Step 2: Error Analysis

Review the last quarter's data corrections, customer complaints related to system errors, and any incidents where bad data led to wrong decisions. Estimate the cost of each in labor, refunds, or lost opportunities.

Step 3: Development Velocity Measurement

Ask your development team: what percentage of their time goes to maintaining existing systems vs. building new features? If maintenance exceeds 30%, technical debt is likely a significant problem. If it exceeds 50%, it is an emergency.

Step 4: Customer Impact Assessment

Analyze customer-facing metrics: conversion rates, support ticket volume by category, churn reasons, and NPS scores. Identify which issues are software-related. Even rough estimates are valuable for prioritization.
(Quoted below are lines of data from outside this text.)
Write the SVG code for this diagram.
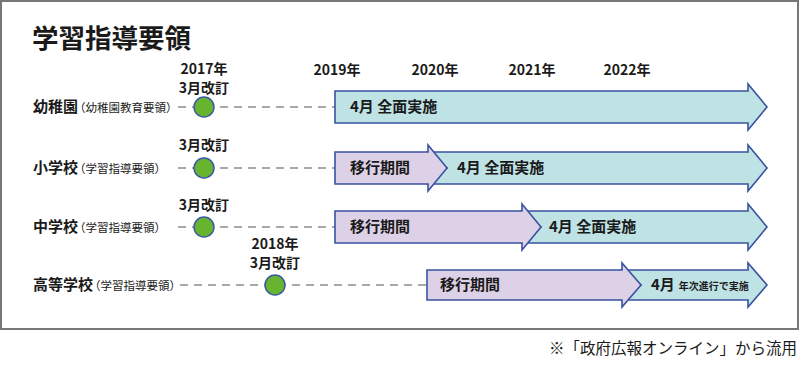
<svg xmlns="http://www.w3.org/2000/svg" width="800" height="369" viewBox="0 0 800 369">
<style>
text{font-family:"Noto Sans CJK JP","Noto Sans",sans-serif;fill:#1a1a1a}
.t{font-size:26.5px;font-weight:700}
.yr{font-size:14px;font-weight:700;text-anchor:middle}
.lb{font-size:15px;font-weight:700}
.sm{font-size:11.5px;font-weight:400}
.ar{font-size:15px;font-weight:700}
.cy{fill:#bfe2e5;stroke:#3a539f;stroke-width:1.6;stroke-linejoin:miter}
.pu{fill:#ddd1e7;stroke:#3a539f;stroke-width:1.6;stroke-linejoin:miter}
.dot{fill:#67b42f;stroke:#3a5aa3;stroke-width:1.5}
.ds{stroke:#a9a9a9;stroke-width:2;stroke-dasharray:8 6;fill:none}
</style>
<rect x="1" y="1" width="797" height="328" fill="#fff" stroke="#777" stroke-width="2"/>
<g id="title"><text class="t" x="32" y="48">学習指導要領</text></g>
<g id="years">
<text class="yr" x="337" y="75">2019年</text>
<text class="yr" x="435" y="75">2020年</text>
<text class="yr" x="532" y="75">2021年</text>
<text class="yr" x="627" y="75">2022年</text>
</g>
<g id="connectors">
<line class="ds" x1="178" y1="107" x2="335" y2="107"/>
<line class="ds" x1="178" y1="168" x2="335" y2="168"/>
<line class="ds" x1="178" y1="227" x2="335" y2="227"/>
<line class="ds" x1="180" y1="285" x2="427" y2="285"/>
</g>
<g id="row-kindergarten">
<text class="lb" x="33" y="112">幼稚園<tspan class="sm" dx="-4">（幼稚園教育要領）</tspan></text>
<text class="yr" x="204" y="74">2017年</text>
<text class="yr" x="204" y="93">3月改訂</text>
<circle class="dot" cx="204" cy="107" r="10"/>
<polygon class="cy" points="335,91 748,91 748,84 767,107 748,130 748,123 335,123"/>
<text class="ar" x="350" y="112">4月 全面実施</text>
</g>
<g id="row-elementary">
<text class="lb" x="33" y="173">小学校<tspan class="sm" dx="-4">（学習指導要領）</tspan></text>
<text class="yr" x="204" y="150">3月改訂</text>
<circle class="dot" cx="204" cy="168" r="10"/>
<polygon class="cy" points="428,152 748,152 748,145 767,168 748,191 748,184 428,184 447,168"/>
<polygon class="pu" points="335,152 428,152 428,145 447,168 428,191 428,184 335,184"/>
<text class="ar" x="350" y="173">移行期間</text>
<text class="ar" x="457" y="173">4月 全面実施</text>
</g>
<g id="row-junior">
<text class="lb" x="33" y="232">中学校<tspan class="sm" dx="-4">（学習指導要領）</tspan></text>
<text class="yr" x="204" y="210">3月改訂</text>
<circle class="dot" cx="204" cy="227" r="10"/>
<polygon class="cy" points="522,211 748,211 748,204 767,227 748,250 748,243 522,243 541,227"/>
<polygon class="pu" points="335,211 522,211 522,204 541,227 522,250 522,243 335,243"/>
<text class="ar" x="350" y="232">移行期間</text>
<text class="ar" x="549" y="232">4月 全面実施</text>
</g>
<g id="row-high">
<text class="lb" x="33" y="290">高等学校<tspan class="sm" dx="-4">（学習指導要領）</tspan></text>
<text class="yr" x="275" y="249">2018年</text>
<text class="yr" x="275" y="268">3月改訂</text>
<circle class="dot" cx="275" cy="285" r="10"/>
<polygon class="cy" points="622,270 748,270 748,263 767,285 748,307 748,300 622,300 641,285"/>
<polygon class="pu" points="427,270 622,270 622,263 641,285 622,307 622,300 427,300"/>
<text class="ar" x="440" y="290">移行期間</text>
<text class="ar" x="651" y="290">4月<tspan font-size="10" dx="4">年次進行で実施</tspan></text>
</g>
<g id="footer"><text x="797" y="354" font-size="15.5" text-anchor="end">※「政府広報オンライン」から流用</text></g>
</svg>
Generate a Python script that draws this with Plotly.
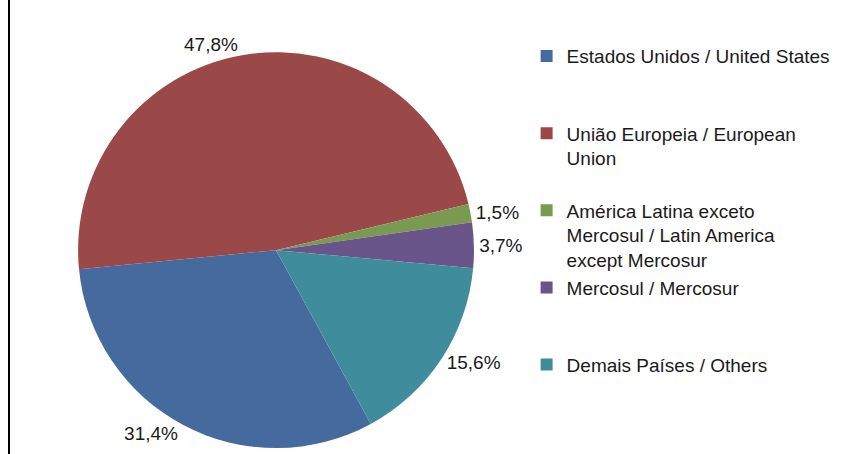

Step 5: Calculate the Total

Add up the quantifiable costs from each category. Then add 25-30% for the costs you cannot directly measure -- the opportunity cost, the morale impact, the competitive disadvantage. The resulting number is almost always larger than anyone expected.

The Path Forward

Knowing the cost of bad software is only useful if it drives action. Here is how to prioritize remediation:

Quick wins first. Identify the three highest-impact, lowest-effort improvements. These are usually UX improvements to high-frequency workflows -- reducing clicks, improving load times, adding missing validation. Quick wins build momentum and demonstrate ROI for larger investments.

Address integration gaps. Manual data transfer between systems is almost always worth automating. Calculate the labor cost of manual sync and compare it to the one-time cost of building proper integration. The math is usually obvious.

Tackle technical debt strategically. You cannot eliminate all technical debt at once, and trying to will stall your business. Instead, identify the areas where debt is actively blocking business goals. Refactor those first. Accept that some debt in non-critical areas can wait.

Plan for replacement when repair is not viable. Sometimes software is too far gone to fix incrementally. If the architecture fundamentally cannot support your current needs -- let alone future growth -- the honest answer is replacement. A well-planned rebuild is cheaper than indefinite maintenance of a system that was never right.

The Real Question

The cost of bad software is not a one-time expense. It is a daily tax on every operation, every customer interaction, and every strategic decision your business makes. The longer you pay it, the more it compounds.

The question is not whether you can afford to fix your software. It is whether you can afford to keep paying the hidden costs of software that was not built right. For most businesses, the math strongly favors investing in quality -- the sooner, the better.